Anche nel vostro vertice notturno si è svolta una discussione che si potrebbe sintetizzare così: lei pensa che bipolarismo e allenza con Rifondazione vadano salvaguardati; D’Alema e Rutelli, che vogliono il sistema tedesco, vagheggiano una Grande coalizione; Veltroni vuole correre da solo e allearsi poi con chi gli consentirà di fare maggioranza. E’ così?
«Una ricostruzione forzata, ma corrispondente in qualche modo alle posizioni. Una cosa è certa: non si può stressare oltremodo il carattere radicale di una componente e poi immaginare un futuro assieme. Quello che si dice oggi non può non avere conseguenze nel futuro».

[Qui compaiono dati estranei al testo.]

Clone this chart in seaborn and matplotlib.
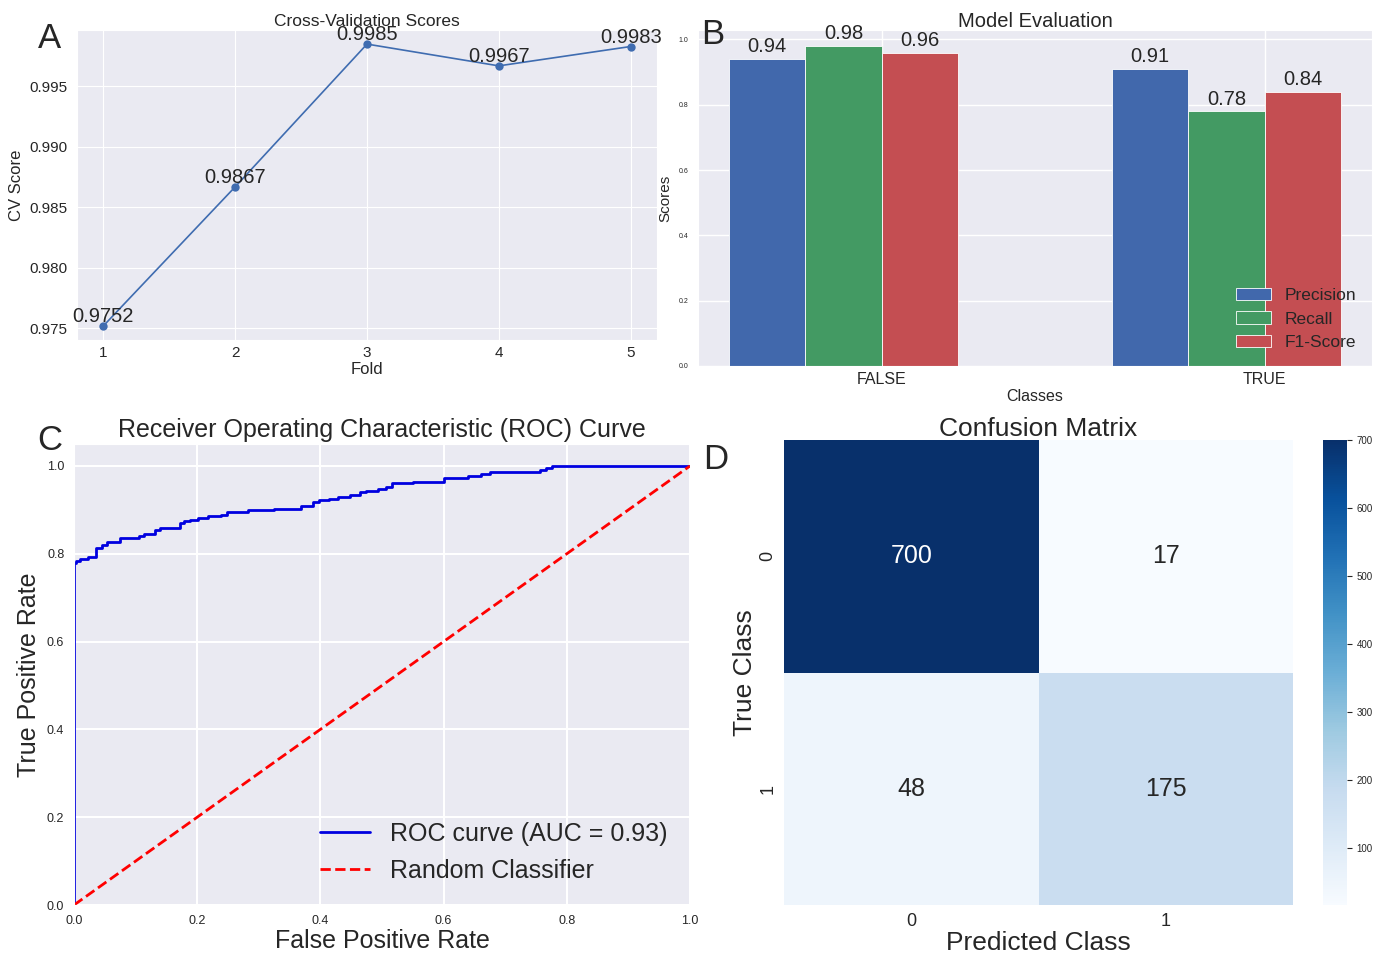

Lei è ciclicamente rincorso dalla fama dell’incontentabile: perché da quando Veltroni ha preso la guida del Pd, lei è così critico?

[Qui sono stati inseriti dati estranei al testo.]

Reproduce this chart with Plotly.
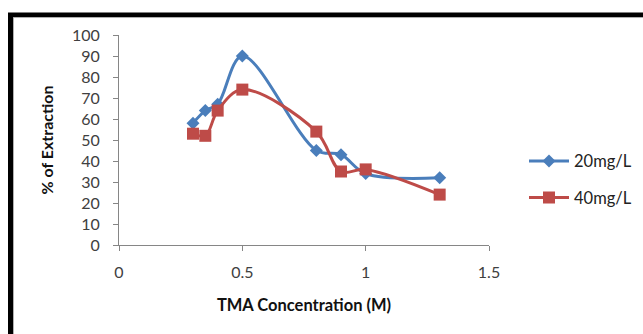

«Ma non vede? In pochi giorni sono stati distrutti il linguaggio e i riferimenti concettuali cumulati in 20 anni anni. Non si può sostituire il maggioritario al proporzionale e l’idea di un patto per il governo davanti agli elettori con un governo fatto in Parlamento senza che tutto questo non abbia conseguenze. Noi avevamo immaginato che la “nuova stagione” del Pd potesse essere un ulteriore avanzamento di quella dell’Ulivo. Questo voltafaccia conferma il sospetto che abbiano vinto quelli che la pensano come la risposta al fallimento della stagione precedente.».
Veltroni va dritto per la sua strada, ma che colpa ne ha se nessuno lo contraddice?

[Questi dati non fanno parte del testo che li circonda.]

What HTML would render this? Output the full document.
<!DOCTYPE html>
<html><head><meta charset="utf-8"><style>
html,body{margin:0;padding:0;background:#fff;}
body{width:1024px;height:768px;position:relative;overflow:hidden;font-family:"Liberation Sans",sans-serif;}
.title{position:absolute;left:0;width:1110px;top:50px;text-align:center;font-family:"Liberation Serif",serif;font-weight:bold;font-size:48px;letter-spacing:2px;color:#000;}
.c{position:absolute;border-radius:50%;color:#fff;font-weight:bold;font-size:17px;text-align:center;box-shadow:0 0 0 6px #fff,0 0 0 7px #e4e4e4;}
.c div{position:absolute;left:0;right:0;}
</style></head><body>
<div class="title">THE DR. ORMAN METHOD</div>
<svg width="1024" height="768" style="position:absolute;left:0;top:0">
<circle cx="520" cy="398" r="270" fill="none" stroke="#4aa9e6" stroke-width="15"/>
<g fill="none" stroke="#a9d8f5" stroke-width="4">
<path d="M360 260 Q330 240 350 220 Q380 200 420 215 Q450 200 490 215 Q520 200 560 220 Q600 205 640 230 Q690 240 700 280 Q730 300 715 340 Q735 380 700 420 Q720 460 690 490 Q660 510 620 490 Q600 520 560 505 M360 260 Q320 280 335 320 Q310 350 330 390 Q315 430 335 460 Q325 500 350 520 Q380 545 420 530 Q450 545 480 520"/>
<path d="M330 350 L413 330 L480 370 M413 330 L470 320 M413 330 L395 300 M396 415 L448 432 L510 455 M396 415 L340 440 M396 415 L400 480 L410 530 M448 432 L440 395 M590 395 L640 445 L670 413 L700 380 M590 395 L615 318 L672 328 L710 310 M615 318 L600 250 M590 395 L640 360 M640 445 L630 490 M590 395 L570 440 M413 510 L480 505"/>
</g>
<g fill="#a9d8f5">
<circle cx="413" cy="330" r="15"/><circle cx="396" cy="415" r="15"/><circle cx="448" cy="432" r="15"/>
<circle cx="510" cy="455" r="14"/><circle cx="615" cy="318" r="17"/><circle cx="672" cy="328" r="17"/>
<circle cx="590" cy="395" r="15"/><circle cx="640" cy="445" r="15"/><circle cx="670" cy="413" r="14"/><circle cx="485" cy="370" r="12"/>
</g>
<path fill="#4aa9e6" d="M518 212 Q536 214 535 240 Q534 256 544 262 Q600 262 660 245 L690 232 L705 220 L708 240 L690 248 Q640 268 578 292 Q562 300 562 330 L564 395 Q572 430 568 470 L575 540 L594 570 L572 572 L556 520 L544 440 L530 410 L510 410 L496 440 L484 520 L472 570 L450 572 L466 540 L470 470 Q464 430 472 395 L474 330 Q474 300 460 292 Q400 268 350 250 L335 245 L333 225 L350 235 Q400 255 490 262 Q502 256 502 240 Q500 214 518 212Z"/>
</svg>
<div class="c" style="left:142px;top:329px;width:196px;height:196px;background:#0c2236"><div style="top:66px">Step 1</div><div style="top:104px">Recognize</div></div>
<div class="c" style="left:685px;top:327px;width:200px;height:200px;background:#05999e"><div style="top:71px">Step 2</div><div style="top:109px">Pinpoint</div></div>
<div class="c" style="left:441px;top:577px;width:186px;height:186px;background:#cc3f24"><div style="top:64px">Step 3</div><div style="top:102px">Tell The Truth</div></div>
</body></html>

«E’ per questo che penso sia arrivato il momento di aprire un dibattito tra i milioni di “costituenti”: facciamo un referendum di massa per sentire se vogliono tornare la proporzionale o continuare sulla strada di questi anni. Mi sconvolge l’enormità di quel che sta accadendo senza che ne sia rilevata la misura. Come dimenticare che è grazie alla riforma bipolare, per quanto parziale, assicurata in questi anni, che Berlusconi ha potuto guidare il più lungo governo democratico nella storia d’Italia e noi abbiamo portato a termine ieri la scelta dell’euro e oggi, con un solo voto di maggioranza, abbiamo superato il doppio della durata degli altri governi, assicurando scelte importanti al Paese».